Virág noted that MNB was among the first central banks, in the spring of 2021, to signal the risk of persistently high inflation, and it was the first in the EU, in June of that year, to launch a tightening cycle, the scale of which has been unmatched.

As a result, Hungary is among just a few countries in the world where real interest rates have climbed in spite of the spike in inflation, he added.

MNB policy makers' decision on Tuesday to raise the central bank base rate to 10.75% - a double-digit level rarely used in the modern era of central banking, and only applied to fight against "extraordinarily high" inflation - came with a clear message: this rarely used level must be employed for the recovery of price stability, Virág said.

"Nobody can question our commitment to price stability," he added. 
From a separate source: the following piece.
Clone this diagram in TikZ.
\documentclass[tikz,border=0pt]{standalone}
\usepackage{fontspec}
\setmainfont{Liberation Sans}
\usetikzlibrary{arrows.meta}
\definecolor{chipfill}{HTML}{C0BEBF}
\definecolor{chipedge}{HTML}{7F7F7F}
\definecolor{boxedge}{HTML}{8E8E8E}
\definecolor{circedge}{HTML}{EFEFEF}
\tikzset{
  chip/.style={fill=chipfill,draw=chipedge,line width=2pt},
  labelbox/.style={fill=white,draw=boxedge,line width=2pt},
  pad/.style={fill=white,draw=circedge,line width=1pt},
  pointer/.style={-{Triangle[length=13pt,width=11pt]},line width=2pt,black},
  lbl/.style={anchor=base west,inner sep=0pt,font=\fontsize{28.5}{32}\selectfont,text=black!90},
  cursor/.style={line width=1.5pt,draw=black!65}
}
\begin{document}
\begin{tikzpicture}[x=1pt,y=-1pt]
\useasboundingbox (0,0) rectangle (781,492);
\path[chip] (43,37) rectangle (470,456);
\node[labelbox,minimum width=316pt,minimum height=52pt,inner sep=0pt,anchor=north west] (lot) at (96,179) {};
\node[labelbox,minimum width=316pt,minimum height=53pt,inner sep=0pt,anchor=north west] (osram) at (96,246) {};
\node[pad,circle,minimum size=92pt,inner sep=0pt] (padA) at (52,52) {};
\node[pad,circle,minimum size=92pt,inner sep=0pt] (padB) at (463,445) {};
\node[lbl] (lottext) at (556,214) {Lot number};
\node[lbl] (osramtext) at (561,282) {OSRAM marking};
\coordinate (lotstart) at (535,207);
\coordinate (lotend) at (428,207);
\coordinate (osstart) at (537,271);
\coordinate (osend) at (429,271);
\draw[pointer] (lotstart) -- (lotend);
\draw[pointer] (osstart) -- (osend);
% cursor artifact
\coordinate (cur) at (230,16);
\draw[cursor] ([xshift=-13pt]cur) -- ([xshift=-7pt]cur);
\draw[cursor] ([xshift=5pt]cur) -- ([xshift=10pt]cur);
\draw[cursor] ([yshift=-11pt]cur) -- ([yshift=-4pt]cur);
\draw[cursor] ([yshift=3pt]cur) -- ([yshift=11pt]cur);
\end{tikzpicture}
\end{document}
He said there are no "quick successes" in the current environment. Runaway energy prices caused by the war, the severe drought or the changes to regulated prices all lie outside of the scope of influence of monetary policy, he added.

For that reason, he said it would be a "serious professional error" to question the impact of interest rate rises in data released in the coming weeks and months.
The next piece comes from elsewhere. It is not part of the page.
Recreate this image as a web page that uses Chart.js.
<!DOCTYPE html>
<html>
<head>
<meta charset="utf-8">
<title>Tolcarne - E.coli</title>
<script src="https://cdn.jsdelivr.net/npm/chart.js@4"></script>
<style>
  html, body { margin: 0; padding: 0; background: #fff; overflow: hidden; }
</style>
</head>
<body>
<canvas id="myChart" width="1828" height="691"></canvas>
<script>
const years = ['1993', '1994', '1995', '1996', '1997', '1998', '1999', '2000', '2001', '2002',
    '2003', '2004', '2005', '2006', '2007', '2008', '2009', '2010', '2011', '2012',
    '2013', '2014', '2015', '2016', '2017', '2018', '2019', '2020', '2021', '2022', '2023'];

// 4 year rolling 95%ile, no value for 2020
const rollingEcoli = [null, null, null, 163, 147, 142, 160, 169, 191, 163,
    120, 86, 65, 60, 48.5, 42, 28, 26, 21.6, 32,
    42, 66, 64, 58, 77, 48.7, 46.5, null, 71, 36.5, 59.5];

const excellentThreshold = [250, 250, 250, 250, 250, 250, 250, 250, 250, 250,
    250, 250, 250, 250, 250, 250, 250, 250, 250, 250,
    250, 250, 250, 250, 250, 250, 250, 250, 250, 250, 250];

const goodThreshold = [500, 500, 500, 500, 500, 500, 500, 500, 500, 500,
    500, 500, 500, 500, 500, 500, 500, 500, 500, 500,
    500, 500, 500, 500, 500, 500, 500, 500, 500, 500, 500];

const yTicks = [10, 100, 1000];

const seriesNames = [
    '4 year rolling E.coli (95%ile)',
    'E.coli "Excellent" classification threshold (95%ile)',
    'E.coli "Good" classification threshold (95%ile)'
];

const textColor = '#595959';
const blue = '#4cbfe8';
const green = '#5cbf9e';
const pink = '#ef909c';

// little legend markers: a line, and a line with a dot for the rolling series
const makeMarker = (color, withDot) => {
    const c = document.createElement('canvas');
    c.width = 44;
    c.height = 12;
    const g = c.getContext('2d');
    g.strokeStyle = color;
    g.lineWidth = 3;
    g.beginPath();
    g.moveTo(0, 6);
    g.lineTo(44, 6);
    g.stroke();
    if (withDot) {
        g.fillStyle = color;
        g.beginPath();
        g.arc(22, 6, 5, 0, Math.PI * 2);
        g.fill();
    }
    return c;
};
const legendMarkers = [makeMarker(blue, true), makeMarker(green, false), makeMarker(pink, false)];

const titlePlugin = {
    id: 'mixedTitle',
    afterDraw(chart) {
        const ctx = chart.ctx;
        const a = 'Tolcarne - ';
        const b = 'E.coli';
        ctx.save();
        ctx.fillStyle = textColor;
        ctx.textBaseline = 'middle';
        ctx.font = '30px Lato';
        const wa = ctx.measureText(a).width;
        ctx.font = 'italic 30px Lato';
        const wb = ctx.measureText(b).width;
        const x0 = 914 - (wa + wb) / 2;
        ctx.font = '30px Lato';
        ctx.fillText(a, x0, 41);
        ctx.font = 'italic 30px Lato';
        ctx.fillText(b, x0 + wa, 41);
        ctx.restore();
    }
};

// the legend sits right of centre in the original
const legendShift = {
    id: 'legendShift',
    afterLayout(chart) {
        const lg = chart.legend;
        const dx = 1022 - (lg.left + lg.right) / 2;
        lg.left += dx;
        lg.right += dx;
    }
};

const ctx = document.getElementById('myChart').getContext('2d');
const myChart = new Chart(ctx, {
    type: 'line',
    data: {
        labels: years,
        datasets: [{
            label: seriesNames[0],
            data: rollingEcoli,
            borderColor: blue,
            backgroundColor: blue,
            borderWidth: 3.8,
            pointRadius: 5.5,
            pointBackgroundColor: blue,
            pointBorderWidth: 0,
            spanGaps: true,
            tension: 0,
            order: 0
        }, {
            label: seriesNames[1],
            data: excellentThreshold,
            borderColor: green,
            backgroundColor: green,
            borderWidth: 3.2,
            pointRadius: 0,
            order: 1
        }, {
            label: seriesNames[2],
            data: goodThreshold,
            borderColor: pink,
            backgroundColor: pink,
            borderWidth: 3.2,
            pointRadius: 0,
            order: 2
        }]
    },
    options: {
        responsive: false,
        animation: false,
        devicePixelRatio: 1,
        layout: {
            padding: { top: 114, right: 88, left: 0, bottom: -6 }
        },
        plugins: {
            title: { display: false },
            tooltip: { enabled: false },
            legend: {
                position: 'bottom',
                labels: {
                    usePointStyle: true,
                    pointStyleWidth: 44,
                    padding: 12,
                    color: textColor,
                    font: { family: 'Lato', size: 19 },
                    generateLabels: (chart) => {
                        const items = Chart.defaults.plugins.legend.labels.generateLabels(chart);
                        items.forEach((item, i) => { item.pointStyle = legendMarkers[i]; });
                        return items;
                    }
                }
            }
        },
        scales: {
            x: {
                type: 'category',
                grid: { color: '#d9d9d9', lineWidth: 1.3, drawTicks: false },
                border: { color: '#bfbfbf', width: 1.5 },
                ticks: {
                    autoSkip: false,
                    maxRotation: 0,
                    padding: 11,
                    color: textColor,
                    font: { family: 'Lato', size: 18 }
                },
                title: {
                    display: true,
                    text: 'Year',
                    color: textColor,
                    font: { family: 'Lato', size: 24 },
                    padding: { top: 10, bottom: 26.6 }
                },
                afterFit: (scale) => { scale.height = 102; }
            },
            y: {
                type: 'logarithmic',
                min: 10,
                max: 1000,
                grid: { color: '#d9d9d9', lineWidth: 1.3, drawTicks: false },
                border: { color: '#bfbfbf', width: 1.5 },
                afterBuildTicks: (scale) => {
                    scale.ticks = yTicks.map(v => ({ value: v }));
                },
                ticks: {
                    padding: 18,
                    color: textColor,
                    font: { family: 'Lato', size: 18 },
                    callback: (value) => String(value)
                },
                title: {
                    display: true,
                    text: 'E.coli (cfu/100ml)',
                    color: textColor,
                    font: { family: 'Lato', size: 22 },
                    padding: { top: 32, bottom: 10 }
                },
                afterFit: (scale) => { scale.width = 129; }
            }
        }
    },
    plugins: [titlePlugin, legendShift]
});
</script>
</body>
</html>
He warned that high inflation would be "even more painful" if it becomes a self-perpetuating process, "dominated by delusion instead of real economy facts".

All of the world's central banks are striving to manage second-round effects and anchor inflation expectations, and MNB is doing exactly that, too, he said.

"Our goal is to prevent the development of second-round effects with a decisive tightening cycle that progresses step by step, and by these means to once again achieve price stability after the situation on the global market is resolved," he said.

"MNB has been able to achieve all of the goals in its legal mandate since 2013. We live in dangerous times, which is why ensuring stability is the priority. That is the alpha and the omega of all of our decisions," he added.